AIM OF THE TASK —
Strip the pictures and reproduce the rest of the listing exactly.

========================

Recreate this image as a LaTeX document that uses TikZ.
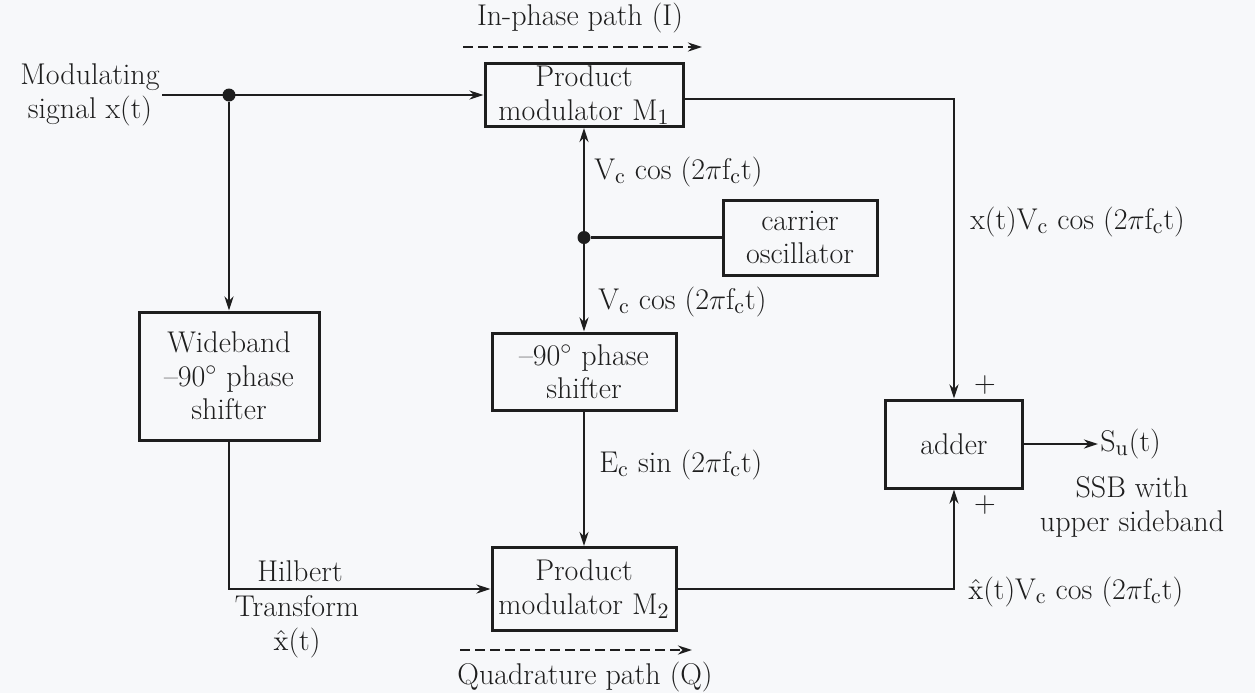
\documentclass[tikz,border=0pt]{standalone}
\usetikzlibrary{arrows.meta}
\definecolor{ink}{RGB}{30,30,30}
\definecolor{paper}{RGB}{247,248,250}
\tikzset{
  blk/.style={draw=ink, line width=1.5pt, align=center, inner sep=1pt, text=ink},
  lbl/.style={text=ink, inner sep=1pt, align=center},
  sig/.style={draw=ink, line width=1.2pt},
  path/.style={draw=ink, line width=1.4pt, dash pattern=on 5pt off 2.5pt},
  jdot/.style={circle, fill=ink, inner sep=0pt, minimum size=6.5pt},
}
\newcommand{\carr}{cos (2$\pi$f$_\mathrm{c}$t)}

\begin{document}
\begin{tikzpicture}[x=0.5pt, y=-0.5pt, >={Stealth[length=7pt,width=4.5pt]}, font=\fontsize{15}{16.8}\selectfont]
\fill[paper] (0,0) rectangle (1255,693);
\useasboundingbox (0,0) rectangle (1255,693);

% blocks
\node[blk, minimum width=99pt, minimum height=31.5pt] (m1) at (584,95) {Product\\modulator M$_1$};
\node[blk, minimum width=90pt, minimum height=64pt] (wb) at (229,376) {Wideband\\--90$^\circ$ phase\\shifter};
\node[blk, minimum width=77pt, minimum height=37.5pt] (osc) at (800,237.5) {carrier\\oscillator};
\node[blk, minimum width=92pt, minimum height=38.5pt] (ps) at (584,371.5) {--90$^\circ$ phase\\shifter};
\node[blk, minimum width=92pt, minimum height=41.5pt] (m2) at (584,589) {Product\\modulator M$_2$};
\node[blk, minimum width=68.5pt, minimum height=44pt] (add) at (954,444) {adder};

% input and output texts
\node[lbl] (inp) at (90,95) {Modulating\\signal x(t)};
\node[lbl, anchor=west] (su) at (1098,444) {S$_\mathrm{u}$(t)};
\node[lbl] (ssb) at (1132,507) {SSB with\\upper sideband};

% junctions
\node[jdot] (j1) at (229,95) {};
\node[jdot] (j2) at (584,237.5) {};

% upper branch
\draw[sig, ->] (inp.east) -- (m1.west);
\draw[sig, ->] (j1) -- (wb.north);
\draw[sig, ->] ([yshift=-2pt]m1.east) -| (add.north);

% carrier
\draw[sig] (osc.west) -- (j2);
\draw[sig, ->] (j2) -- (m1.south);
\draw[sig, ->] (j2) -- (ps.north);
\draw[sig, ->] (ps.south) -- (m2.north);

% lower branch
\draw[sig, ->] (wb.south) |- (m2.west);
\draw[sig, ->] (m2.east) -| (add.south);
\draw[sig, ->] (add.east) -- (su.west);

% labels
\node[lbl, anchor=west] (vc1) at (592,172) {V$_\mathrm{c}$ \carr};
\node[lbl, anchor=west] (vc2) at (596,302) {V$_\mathrm{c}$ \carr};
\node[lbl, anchor=west] (ec) at (597,465) {E$_\mathrm{c}$ sin (2$\pi$f$_\mathrm{c}$t)};
\node[lbl, anchor=west] (upper) at (968,222) {x(t)V$_\mathrm{c}$ \carr};
\node[lbl, anchor=west] (lower) at (966,592) {$\hat{\mathrm{x}}$(t)V$_\mathrm{c}$ \carr};
\node[lbl] (plus1) at (985,385) {+};
\node[lbl] (plus2) at (985,505) {+};
\node[lbl] (hil) at (300,571) {Hilbert};
\node[lbl] (tra) at (297,606) {Transform};
\node[lbl] (xh) at (297,643) {$\hat{\mathrm{x}}$(t)};

% path markers
\node[lbl] (ipath) at (580,18) {In-phase path (I)};
\coordinate (i0) at (463,47);
\coordinate (i1) at (702,47);
\draw[path, ->] (i0) -- (i1);
\node[lbl] (qpath) at (585,677) {Quadrature path (Q)};
\coordinate (q0) at (460,650);
\coordinate (q1) at (692,650);
\draw[path, ->] (q0) -- (q1);
\end{tikzpicture}
\end{document}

========================

FULL ANSWER —
Recreate this image as a LaTeX document that uses TikZ.
\documentclass[tikz,border=0pt]{standalone}
\usetikzlibrary{arrows.meta}
\definecolor{ink}{RGB}{30,30,30}
\definecolor{paper}{RGB}{247,248,250}
\tikzset{
  blk/.style={draw=ink, line width=1.5pt, align=center, inner sep=1pt, text=ink},
  lbl/.style={text=ink, inner sep=1pt, align=center},
  sig/.style={draw=ink, line width=1.2pt},
  path/.style={draw=ink, line width=1.4pt, dash pattern=on 5pt off 2.5pt},
  jdot/.style={circle, fill=ink, inner sep=0pt, minimum size=6.5pt},
}
\newcommand{\carr}{cos (2$\pi$f$_\mathrm{c}$t)}

\begin{document}
\begin{tikzpicture}[x=0.5pt, y=-0.5pt, >={Stealth[length=7pt,width=4.5pt]}, font=\fontsize{15}{16.8}\selectfont]
\fill[paper] (0,0) rectangle (1255,693);
\useasboundingbox (0,0) rectangle (1255,693);

% blocks
\node[blk, minimum width=99pt, minimum height=31.5pt] (m1) at (584,95) {Product\\modulator M$_1$};
\node[blk, minimum width=90pt, minimum height=64pt] (wb) at (229,376) {Wideband\\--90$^\circ$ phase\\shifter};
\node[blk, minimum width=77pt, minimum height=37.5pt] (osc) at (800,237.5) {carrier\\oscillator};
\node[blk, minimum width=92pt, minimum height=38.5pt] (ps) at (584,371.5) {--90$^\circ$ phase\\shifter};
\node[blk, minimum width=92pt, minimum height=41.5pt] (m2) at (584,589) {Product\\modulator M$_2$};
\node[blk, minimum width=68.5pt, minimum height=44pt] (add) at (954,444) {adder};

% input and output texts
\node[lbl] (inp) at (90,95) {Modulating\\signal x(t)};
\node[lbl, anchor=west] (su) at (1098,444) {S$_\mathrm{u}$(t)};
\node[lbl] (ssb) at (1132,507) {SSB with\\upper sideband};

% junctions
\node[jdot] (j1) at (229,95) {};
\node[jdot] (j2) at (584,237.5) {};

% upper branch
\draw[sig, ->] (inp.east) -- (m1.west);
\draw[sig, ->] (j1) -- (wb.north);
\draw[sig, ->] ([yshift=-2pt]m1.east) -| (add.north);

% carrier
\draw[sig] (osc.west) -- (j2);
\draw[sig, ->] (j2) -- (m1.south);
\draw[sig, ->] (j2) -- (ps.north);
\draw[sig, ->] (ps.south) -- (m2.north);

% lower branch
\draw[sig, ->] (wb.south) |- (m2.west);
\draw[sig, ->] (m2.east) -| (add.south);
\draw[sig, ->] (add.east) -- (su.west);

% labels
\node[lbl, anchor=west] (vc1) at (592,172) {V$_\mathrm{c}$ \carr};
\node[lbl, anchor=west] (vc2) at (596,302) {V$_\mathrm{c}$ \carr};
\node[lbl, anchor=west] (ec) at (597,465) {E$_\mathrm{c}$ sin (2$\pi$f$_\mathrm{c}$t)};
\node[lbl, anchor=west] (upper) at (968,222) {x(t)V$_\mathrm{c}$ \carr};
\node[lbl, anchor=west] (lower) at (966,592) {$\hat{\mathrm{x}}$(t)V$_\mathrm{c}$ \carr};
\node[lbl] (plus1) at (985,385) {+};
\node[lbl] (plus2) at (985,505) {+};
\node[lbl] (hil) at (300,571) {Hilbert};
\node[lbl] (tra) at (297,606) {Transform};
\node[lbl] (xh) at (297,643) {$\hat{\mathrm{x}}$(t)};

% path markers
\node[lbl] (ipath) at (580,18) {In-phase path (I)};
\coordinate (i0) at (463,47);
\coordinate (i1) at (702,47);
\draw[path, ->] (i0) -- (i1);
\node[lbl] (qpath) at (585,677) {Quadrature path (Q)};
\coordinate (q0) at (460,650);
\coordinate (q1) at (692,650);
\draw[path, ->] (q0) -- (q1);
\end{tikzpicture}
\end{document}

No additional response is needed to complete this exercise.